▶
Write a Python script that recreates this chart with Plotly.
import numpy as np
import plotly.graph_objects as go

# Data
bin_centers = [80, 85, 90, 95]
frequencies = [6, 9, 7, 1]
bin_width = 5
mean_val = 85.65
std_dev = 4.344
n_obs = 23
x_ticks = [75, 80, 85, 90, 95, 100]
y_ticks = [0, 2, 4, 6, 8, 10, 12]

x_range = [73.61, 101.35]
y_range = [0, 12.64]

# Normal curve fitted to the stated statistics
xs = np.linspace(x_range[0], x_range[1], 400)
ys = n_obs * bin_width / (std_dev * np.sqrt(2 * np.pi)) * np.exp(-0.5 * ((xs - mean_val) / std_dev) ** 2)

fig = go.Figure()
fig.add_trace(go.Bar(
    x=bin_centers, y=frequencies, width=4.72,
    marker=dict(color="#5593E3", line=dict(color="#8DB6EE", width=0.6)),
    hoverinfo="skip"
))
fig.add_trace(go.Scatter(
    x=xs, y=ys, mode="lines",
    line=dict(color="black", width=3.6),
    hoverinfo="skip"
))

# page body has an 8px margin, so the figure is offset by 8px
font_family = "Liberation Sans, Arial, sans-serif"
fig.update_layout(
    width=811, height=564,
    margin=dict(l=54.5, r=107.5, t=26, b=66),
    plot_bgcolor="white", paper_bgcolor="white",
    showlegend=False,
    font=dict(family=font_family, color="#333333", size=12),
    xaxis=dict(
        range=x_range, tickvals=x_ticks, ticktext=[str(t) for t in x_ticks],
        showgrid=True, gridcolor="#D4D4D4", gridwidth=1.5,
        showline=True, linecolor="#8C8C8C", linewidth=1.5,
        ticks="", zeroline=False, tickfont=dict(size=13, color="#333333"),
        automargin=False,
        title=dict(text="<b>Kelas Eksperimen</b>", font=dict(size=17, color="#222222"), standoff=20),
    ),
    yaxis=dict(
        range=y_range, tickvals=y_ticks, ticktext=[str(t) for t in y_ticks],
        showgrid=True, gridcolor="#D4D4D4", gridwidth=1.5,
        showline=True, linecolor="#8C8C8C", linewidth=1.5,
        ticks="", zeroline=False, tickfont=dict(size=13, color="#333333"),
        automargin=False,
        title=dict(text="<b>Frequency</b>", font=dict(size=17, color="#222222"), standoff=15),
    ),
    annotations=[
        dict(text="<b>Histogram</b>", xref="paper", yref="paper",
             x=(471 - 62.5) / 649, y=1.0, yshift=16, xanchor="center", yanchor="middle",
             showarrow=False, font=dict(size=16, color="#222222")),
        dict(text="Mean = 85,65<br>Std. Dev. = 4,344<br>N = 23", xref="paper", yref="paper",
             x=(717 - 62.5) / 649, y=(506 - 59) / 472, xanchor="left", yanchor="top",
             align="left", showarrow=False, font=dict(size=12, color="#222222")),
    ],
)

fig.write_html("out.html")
◀
Copy every line of the material, please, keeping it exactly the same.

Write a Python script that recreates this chart with Plotly.
import numpy as np
import plotly.graph_objects as go

# Data
bin_centers = [80, 85, 90, 95]
frequencies = [6, 9, 7, 1]
bin_width = 5
mean_val = 85.65
std_dev = 4.344
n_obs = 23
x_ticks = [75, 80, 85, 90, 95, 100]
y_ticks = [0, 2, 4, 6, 8, 10, 12]

x_range = [73.61, 101.35]
y_range = [0, 12.64]

# Normal curve fitted to the stated statistics
xs = np.linspace(x_range[0], x_range[1], 400)
ys = n_obs * bin_width / (std_dev * np.sqrt(2 * np.pi)) * np.exp(-0.5 * ((xs - mean_val) / std_dev) ** 2)

fig = go.Figure()
fig.add_trace(go.Bar(
    x=bin_centers, y=frequencies, width=4.72,
    marker=dict(color="#5593E3", line=dict(color="#8DB6EE", width=0.6)),
    hoverinfo="skip"
))
fig.add_trace(go.Scatter(
    x=xs, y=ys, mode="lines",
    line=dict(color="black", width=3.6),
    hoverinfo="skip"
))

# page body has an 8px margin, so the figure is offset by 8px
font_family = "Liberation Sans, Arial, sans-serif"
fig.update_layout(
    width=811, height=564,
    margin=dict(l=54.5, r=107.5, t=26, b=66),
    plot_bgcolor="white", paper_bgcolor="white",
    showlegend=False,
    font=dict(family=font_family, color="#333333", size=12),
    xaxis=dict(
        range=x_range, tickvals=x_ticks, ticktext=[str(t) for t in x_ticks],
        showgrid=True, gridcolor="#D4D4D4", gridwidth=1.5,
        showline=True, linecolor="#8C8C8C", linewidth=1.5,
        ticks="", zeroline=False, tickfont=dict(size=13, color="#333333"),
        automargin=False,
        title=dict(text="<b>Kelas Eksperimen</b>", font=dict(size=17, color="#222222"), standoff=20),
    ),
    yaxis=dict(
        range=y_range, tickvals=y_ticks, ticktext=[str(t) for t in y_ticks],
        showgrid=True, gridcolor="#D4D4D4", gridwidth=1.5,
        showline=True, linecolor="#8C8C8C", linewidth=1.5,
        ticks="", zeroline=False, tickfont=dict(size=13, color="#333333"),
        automargin=False,
        title=dict(text="<b>Frequency</b>", font=dict(size=17, color="#222222"), standoff=15),
    ),
    annotations=[
        dict(text="<b>Histogram</b>", xref="paper", yref="paper",
             x=(471 - 62.5) / 649, y=1.0, yshift=16, xanchor="center", yanchor="middle",
             showarrow=False, font=dict(size=16, color="#222222")),
        dict(text="Mean = 85,65<br>Std. Dev. = 4,344<br>N = 23", xref="paper", yref="paper",
             x=(717 - 62.5) / 649, y=(506 - 59) / 472, xanchor="left", yanchor="top",
             align="left", showarrow=False, font=dict(size=12, color="#222222")),
    ],
)

fig.write_html("out.html")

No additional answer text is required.